Friday roundup: Flames arena questions, Braves funny math, and more vaportecture renderings and videos of suite chairs than you can shake a stick at

I swear they keep making these Fridays closer and closer together:

  • Canadian economists have lots of questions about who’s going to pay for a new Calgary Flames arena, which is as should be because the city council won’t say yet how it will be paid for. And we apparently won’t know more for a while, because first the council needs to figure out who’ll be on the negotiating committee with the Flames, and it’s not even scheduled to meet until next month. I can’t be the only one thinking, “Excellent, lots of time for somebody to leak the details to the press before everything gets negotiated,” can I? Deadspin has a tips line, just saying!
  • The Atlanta Braves brought in $442 million in revenue last year, for a profit of $92 million, but blamed the team’s debt payments on their new stadium in Cobb County for not leaving enough left over to spend big on free agents. After public subsidies, the Braves owners are on the hook for less than $20 million a year in construction debt payments, plus $6 million a year in rent, so, um, yeah.
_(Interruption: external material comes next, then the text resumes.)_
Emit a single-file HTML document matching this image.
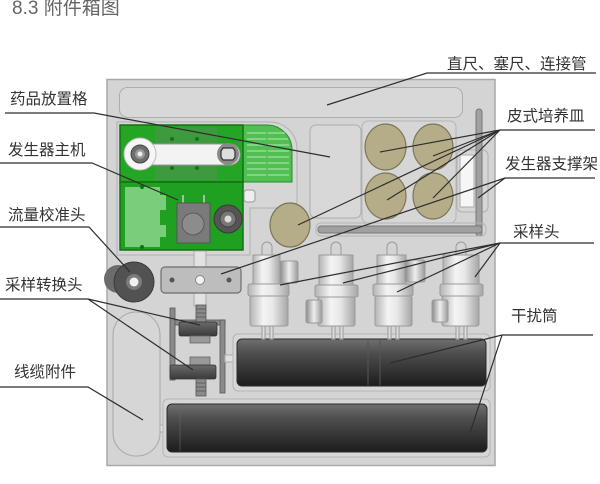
<!DOCTYPE html>
<html><head><meta charset="utf-8"><style>
html,body{margin:0;padding:0;background:#fff;}
svg{display:block;}
text{font-family:"Liberation Sans","Noto Sans CJK SC",sans-serif;}
</style></head><body>
<svg width="600" height="484" viewBox="0 0 600 484" xmlns="http://www.w3.org/2000/svg">
<defs>
<linearGradient id="cyl" x1="0" y1="0" x2="1" y2="0">
<stop offset="0" stop-color="#b4b4b4"/><stop offset="0.35" stop-color="#f4f4f4"/><stop offset="0.6" stop-color="#e8e8e8"/><stop offset="1" stop-color="#a6a6a6"/>
</linearGradient>
<linearGradient id="fit" x1="0" y1="0" x2="1" y2="0">
<stop offset="0" stop-color="#8a8a8a"/><stop offset="0.5" stop-color="#eeeeee"/><stop offset="1" stop-color="#9a9a9a"/>
</linearGradient>
<linearGradient id="dark" x1="0" y1="0" x2="0" y2="1">
<stop offset="0" stop-color="#707070"/><stop offset="0.3" stop-color="#4e4e4e"/><stop offset="0.75" stop-color="#2e2e2e"/><stop offset="1" stop-color="#1c1c1c"/>
</linearGradient>
<linearGradient id="nut" x1="0" y1="0" x2="0" y2="1">
<stop offset="0" stop-color="#6a6a6a"/><stop offset="1" stop-color="#3a3a3a"/>
</linearGradient>
</defs>
<rect width="600" height="484" fill="#fff"/>

<text x="12" y="14" font-size="19" fill="#666">8.3 附件箱图</text>

<!-- main box -->
<rect x="107" y="79.5" width="388" height="386" fill="#d4d4d4" stroke="#a8a8a8" stroke-width="1.5"/>
<!-- top compartment -->
<rect x="119.5" y="87.5" width="343" height="30" rx="8" fill="#d8d8d8" stroke="#adadad"/>
<!-- green compartment outline -->
<path d="M117,122 H270 A27,27 0 0 1 297,149 V200 Q297,208 289,208 H250 V255 H117 Z" fill="#d6d6d6" stroke="#b0b0b0"/>
<!-- medicine compartment -->
<rect x="310" y="125" width="51" height="93" rx="6" fill="#d8d8d8" stroke="#adadad"/>
<!-- dish compartment -->
<rect x="362" y="121" width="94" height="102" rx="6" fill="#d6d6d6" stroke="#b5b5b5"/>
<!-- slot compartment -->
<rect x="457" y="150" width="31" height="62" rx="5" fill="#d6d6d6" stroke="#b0b0b0"/>
<rect x="460" y="155" width="14" height="52" fill="#f6f6f6" stroke="#aaa"/>
<!-- rod L -->
<rect x="476" y="109" width="6" height="127" rx="3" fill="#a0a0a0" stroke="#777"/>
<rect x="318" y="226" width="164" height="7" rx="3" fill="#a0a0a0" stroke="#777"/>
<rect x="316" y="223" width="170" height="13" rx="5" fill="none" stroke="#b5b5b5"/>

<!-- green unit -->
<path d="M243,125 H267 A25,25 0 0 1 292,150 V182 H243 Z" fill="#52bf52" stroke="#2a8a2a"/>
<g stroke="#93dc93" stroke-width="1.5">
<line x1="247" y1="133" x2="285" y2="133"/><line x1="247" y1="139" x2="288" y2="139"/><line x1="247" y1="145" x2="289" y2="145"/><line x1="247" y1="151" x2="289" y2="151"/><line x1="247" y1="157" x2="289" y2="157"/><line x1="247" y1="163" x2="289" y2="163"/><line x1="247" y1="169" x2="289" y2="169"/><line x1="247" y1="175" x2="289" y2="175"/>
</g>
<line x1="267" y1="130" x2="267" y2="178" stroke="#52bf52" stroke-width="1.5"/>
<rect x="120" y="125" width="123" height="57" fill="#25a525" stroke="#137013" stroke-width="1.5"/>
<rect x="155" y="127" width="62" height="53" fill="#3e9a3e"/>
<g fill="#1f6e1f"><circle cx="172" cy="139" r="2"/><circle cx="197" cy="139" r="2"/><circle cx="172" cy="168" r="2"/><circle cx="197" cy="168" r="2"/></g>
<rect x="130" y="144" width="110" height="21" rx="10" fill="#f3f3f3" stroke="#999"/>
<circle cx="140" cy="154" r="16" fill="#f6f6f6" stroke="#bbb"/>
<circle cx="140" cy="154" r="9" fill="#6e6e6e" stroke="#444"/>
<circle cx="140" cy="154" r="5" fill="#999"/>
<circle cx="140" cy="154" r="2.5" fill="#eee"/>
<circle cx="228" cy="154" r="11" fill="#8a8a8a"/>
<polygon points="223,148 233,148 235,151 235,157 233,160 223,160 221,157 221,151" fill="#ddd" stroke="#333" stroke-width="1.2"/>
<rect x="120" y="182" width="123" height="68" fill="#20a020" stroke="#137013" stroke-width="1.5"/>
<rect x="125" y="187" width="35" height="60" fill="#7acd7a"/>
<rect x="160" y="195" width="6" height="15" fill="#7acd7a"/>
<rect x="160" y="225" width="6" height="12" fill="#7acd7a"/>
<circle cx="142" cy="187" r="2" fill="#137013"/><circle cx="142" cy="247" r="2" fill="#137013"/>
<line x1="183" y1="195" x2="183" y2="203" stroke="#ccc" stroke-width="1.5"/>
<line x1="204" y1="195" x2="204" y2="203" stroke="#ccc" stroke-width="1.5"/>
<rect x="177" y="203" width="33" height="40" fill="#7a7a7a" stroke="#555"/>
<circle cx="193" cy="224" r="11" fill="#8c8c8c" stroke="#5a5a5a"/>
<circle cx="228" cy="219" r="14" fill="#555" stroke="#3a3a3a"/>
<circle cx="228" cy="219" r="8" fill="#777" stroke="#444"/>
<circle cx="228" cy="219" r="3.5" fill="#ddd"/>
<rect x="244" y="190" width="11" height="12" rx="3" fill="#eee" stroke="#999"/>

<!-- dishes -->
<g fill="#b4ad87" stroke="#7b7658" stroke-width="1.2">
<ellipse cx="385.5" cy="147" rx="20.5" ry="23"/>
<ellipse cx="433" cy="147" rx="20" ry="23"/>
<ellipse cx="385.5" cy="196" rx="20.5" ry="23"/>
<ellipse cx="433" cy="196" rx="20" ry="23"/>
<ellipse cx="290" cy="225" rx="20" ry="22"/>
</g>

<!-- flow calibration head -->
<circle cx="118" cy="279" r="14" fill="#6c6c6c"/>
<circle cx="134" cy="282" r="20" fill="#525252" stroke="#3a3a3a"/>
<circle cx="134" cy="282" r="8" fill="#7a7a7a"/>
<circle cx="134" cy="282" r="4.5" fill="#f2f2f2"/>

<!-- plate & stem -->
<rect x="194" y="251" width="12" height="16" fill="#e2e2e2" stroke="#aaa"/>
<rect x="194" y="293" width="12" height="13" fill="#e2e2e2" stroke="#aaa"/>
<rect x="161" y="267" width="80" height="26" rx="4" fill="#bdbdbd" stroke="#6e6e6e" stroke-width="1.2"/>
<circle cx="172" cy="280" r="2.5" fill="#555"/>
<circle cx="200" cy="280" r="4.5" fill="#f2f2f2" stroke="#888"/>
<circle cx="229" cy="280" r="2.5" fill="#555"/>

<!-- cable pill -->
<rect x="113" y="312" width="47" height="144" rx="23" fill="#d6d6d6" stroke="#a8a8a8"/>

<!-- converter -->
<rect x="170" y="308" width="5" height="72" fill="#8a8a8a" stroke="#555" stroke-width="0.8"/>
<rect x="175" y="320" width="50" height="5" fill="#8a8a8a" stroke="#555" stroke-width="0.8"/>
<rect x="220" y="320" width="5" height="73" fill="#8a8a8a" stroke="#555" stroke-width="0.8"/>
<rect x="196" y="305" width="10" height="17" fill="#8a8a8a" stroke="#555" stroke-width="0.8"/>
<g stroke="#555" stroke-width="0.8"><line x1="196" y1="309" x2="206" y2="309"/><line x1="196" y1="313" x2="206" y2="313"/><line x1="196" y1="317" x2="206" y2="317"/></g>
<rect x="179" y="322" width="38" height="14" rx="2" fill="url(#nut)" stroke="#333" stroke-width="0.8"/>
<rect x="190" y="336" width="20" height="7" fill="#999" stroke="#666" stroke-width="0.8"/>
<rect x="190" y="357" width="20" height="8" fill="#999" stroke="#666" stroke-width="0.8"/>
<rect x="170" y="365" width="46" height="14" rx="2" fill="url(#nut)" stroke="#333" stroke-width="0.8"/>
<rect x="196" y="379" width="10" height="17" fill="#8a8a8a" stroke="#555" stroke-width="0.8"/>
<g stroke="#555" stroke-width="0.8"><line x1="196" y1="383" x2="206" y2="383"/><line x1="196" y1="387" x2="206" y2="387"/><line x1="196" y1="391" x2="206" y2="391"/></g>
<rect x="225" y="355" width="12" height="7" fill="#e0e0e0" stroke="#aaa"/>
<rect x="160" y="425" width="7" height="7" fill="#e0e0e0" stroke="#aaa"/>

<!-- cylinder compartments -->
<rect x="233" y="334" width="257" height="57" rx="5" fill="#d6d6d6" stroke="#b5b5b5"/>
<rect x="163" y="399" width="327" height="58" rx="5" fill="#d6d6d6" stroke="#b5b5b5"/>
<!-- dark cylinders -->
<rect x="237" y="339" width="249" height="47" rx="5" fill="url(#dark)" stroke="#2a2a2a"/>
<line x1="368" y1="340" x2="368" y2="385" stroke="#555"/>
<line x1="380" y1="340" x2="380" y2="385" stroke="#555"/>
<rect x="167" y="404" width="320" height="48" rx="5" fill="url(#dark)" stroke="#2a2a2a"/>
<line x1="180" y1="405" x2="180" y2="451" stroke="#666" stroke-opacity="0.6"/>

<!-- samplers -->
<g stroke="#9a9a9a" stroke-width="1">
<path d="M262,256 V247 a5,5 0 0 1 10,0 V256" fill="none"/>
<rect x="253" y="255" width="27" height="29" fill="url(#cyl)"/>
<rect x="280" y="261" width="18" height="22" rx="2" fill="url(#fit)"/>
<rect x="248" y="284" width="41" height="12" rx="2" fill="url(#cyl)"/>
<rect x="250" y="296" width="38" height="30" rx="2" fill="url(#cyl)"/>
<rect x="262" y="326" width="3" height="13" fill="#ddd"/><rect x="270" y="326" width="3" height="13" fill="#ddd"/>

<path d="M331,256 V247 a5,5 0 0 1 10,0 V256" fill="none"/>
<rect x="319" y="255" width="34" height="30" fill="url(#cyl)"/>
<rect x="315" y="285" width="43" height="12" rx="2" fill="url(#cyl)"/>
<rect x="318" y="297" width="37" height="29" rx="2" fill="url(#cyl)"/>
<rect x="306" y="300" width="16" height="23" rx="2" fill="url(#fit)"/>
<rect x="332" y="326" width="3" height="13" fill="#ddd"/><rect x="340" y="326" width="3" height="13" fill="#ddd"/>

<path d="M387,256 V247 a5,5 0 0 1 10,0 V256" fill="none"/>
<rect x="377" y="255" width="29" height="29" fill="url(#cyl)"/>
<rect x="405" y="260" width="20" height="22" rx="2" fill="url(#fit)"/>
<rect x="373" y="284" width="40" height="12" rx="2" fill="url(#cyl)"/>
<rect x="375" y="296" width="37" height="30" rx="2" fill="url(#cyl)"/>
<rect x="388" y="326" width="3" height="13" fill="#ddd"/><rect x="396" y="326" width="3" height="13" fill="#ddd"/>

<path d="M456,256 V247 a5,5 0 0 1 10,0 V256" fill="none"/>
<rect x="443" y="255" width="36" height="29" fill="url(#cyl)"/>
<rect x="440" y="284" width="43" height="12" rx="2" fill="url(#cyl)"/>
<rect x="442" y="296" width="37" height="30" rx="2" fill="url(#cyl)"/>
<rect x="432" y="300" width="16" height="22" rx="2" fill="url(#fit)"/>
<rect x="456" y="326" width="3" height="13" fill="#ddd"/><rect x="464" y="326" width="3" height="13" fill="#ddd"/>
</g>

<!-- leader lines -->
<g stroke="#2e2e2e" stroke-width="1.2" fill="none">
<polyline points="5,113 94,113 330,157"/>
<polyline points="0,163 92,163 178,200"/>
<polyline points="0,227 89,227 130,272"/>
<polyline points="0,299 88,299 200,325"/>
<line x1="88" y1="299" x2="193" y2="370"/>
<polyline points="0,387 88,387 143,420"/>

<polyline points="596,73 427,73 327,105"/>
<polyline points="595,130 500,130 380,152"/>
<line x1="500" y1="130" x2="433" y2="156"/>
<line x1="500" y1="130" x2="387" y2="200"/>
<line x1="500" y1="130" x2="433" y2="198"/>
<line x1="500" y1="130" x2="298" y2="225"/>
<polyline points="595,178 505,178 478,198"/>
<line x1="505" y1="178" x2="221" y2="274"/>
<polyline points="594,243 500,243 280,285"/>
<line x1="500" y1="243" x2="343" y2="283"/>
<line x1="500" y1="243" x2="397" y2="292"/>
<line x1="500" y1="243" x2="475" y2="277"/>
<polyline points="593,335 502,335 390,363"/>
<line x1="502" y1="335" x2="470" y2="433"/>
</g>

<!-- labels -->
<g font-size="15.5" fill="#333">
<text x="10" y="104">药品放置格</text>
<text x="8" y="155">发生器主机</text>
<text x="8" y="220">流量校准头</text>
<text x="5" y="290">采样转换头</text>
<text x="14" y="377">线缆附件</text>
<text x="447" y="69">直尺、塞尺、连接管</text>
<text x="507" y="121">皮式培养皿</text>
<text x="505" y="169">发生器支撑架</text>
<text x="513" y="237">采样头</text>
<text x="511" y="321">干扰筒</text>
</g>
</svg>
</body></html>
  • The latest Texas Rangers stadium renderings make the seats in the top decks look just as crappy as in the previous renderings, there are still clip-art fans with translucent heads, and the roof is open in all of them even though the whole point of the new stadium is to have air-conditioning, which won’t work if the roof is open. At least we finally get to see how fans will get to that deck suspended in midair in left field — via a brick-colonnaded walkway, of course — so we no longer have to worry about Rangers fans having to purchase jetpacks to get to their terrible seats.
  • And still more renderings, these of a USL stadium a would-be team owner wants to build in Fort Lauderdale on the site of Lockhart Stadium, the same site David Beckham has targeted as a training site for his Inter Miami MLS team. Are there spotlights pointing pointlessly into the sky? You bet! Is this, regardless of whether the USL stadium stands a chance of getting built, yet another reason to laugh at Beckham over how he can’t catch a break? Don’t you know it!
  • Here’s a video of what the chairs and shelving will look like at the new Las Vegas Raiders stadium. And here’s a picture of what the place settings will look like in the luxury suites at the new Golden State Warriors arena, but it’s just a still photo — come on, Ben Golliver, it’s 2019, don’t you know people want to see furniture in video form?
  • New York Islanders owner Jon Ledecky insists that the team’s proposed Belmont Park arena is still “on track for the 2021-22 season,” but what else is he gonna say?
  • Winnipeg will provide a total of $16.6 million in tax breaks and other operating subsidies this year to the Jets, Blue Bombers, Goldeyes, and Manitoba Moose, and bonus points to any non-Canadian who can name what sport each of those teams play. Economic Development Winnipeg CEO Dayna Spiring claimed that the public will make its money back — no, not through the taxes the teams won’t get breaks on, that’s a Wichita thing to say. Rather, Spiring said the public will earn its money back on exposure, via the value of Winnipeg’s name appearing on hockey broadcasts. Somebody please alert this Twitter account.
  • Tottenham Hotspur stadium opening update: still maybe early April! Also, it may be called Nike Stadium, or maybe not.
  • Wichita announced it planned to double down on its $75 million expense for a new minor-league baseball stadium for the relocated New Orleans Baby Cakes Triple-A franchise by also selling land around the stadium to the team owners for $1 an acre, with the mayor saying the city would make money on the $38.5 million in taxes the new development would pay over the next 20 years. This is still not how taxes work, but Wichita has since said it was putting off the land sale after Wichitans griped about the stealth subsidy, so I won’t belabor the point. For now.
  • And finally, NBA commissioner Adam Silver want to make watching basketball at home more like being at the game, via “technology.” Wait, isn’t one main problem pro sports is facing that fewer and fewer people want to go to games because it’s just as pleasant and cheaper to watch games at home on their giant hi-def TVs? I mean, no complaints here if Silver really wants to replicate the smell of Madison Square Garden in my living room, but it seems a bit, I dunno, against their business model? Unless maybe this will be some kind of premium feature you only get by subscribing to their streaming service that will be described as “Netflix for basketball,” yeah, that’s probably it.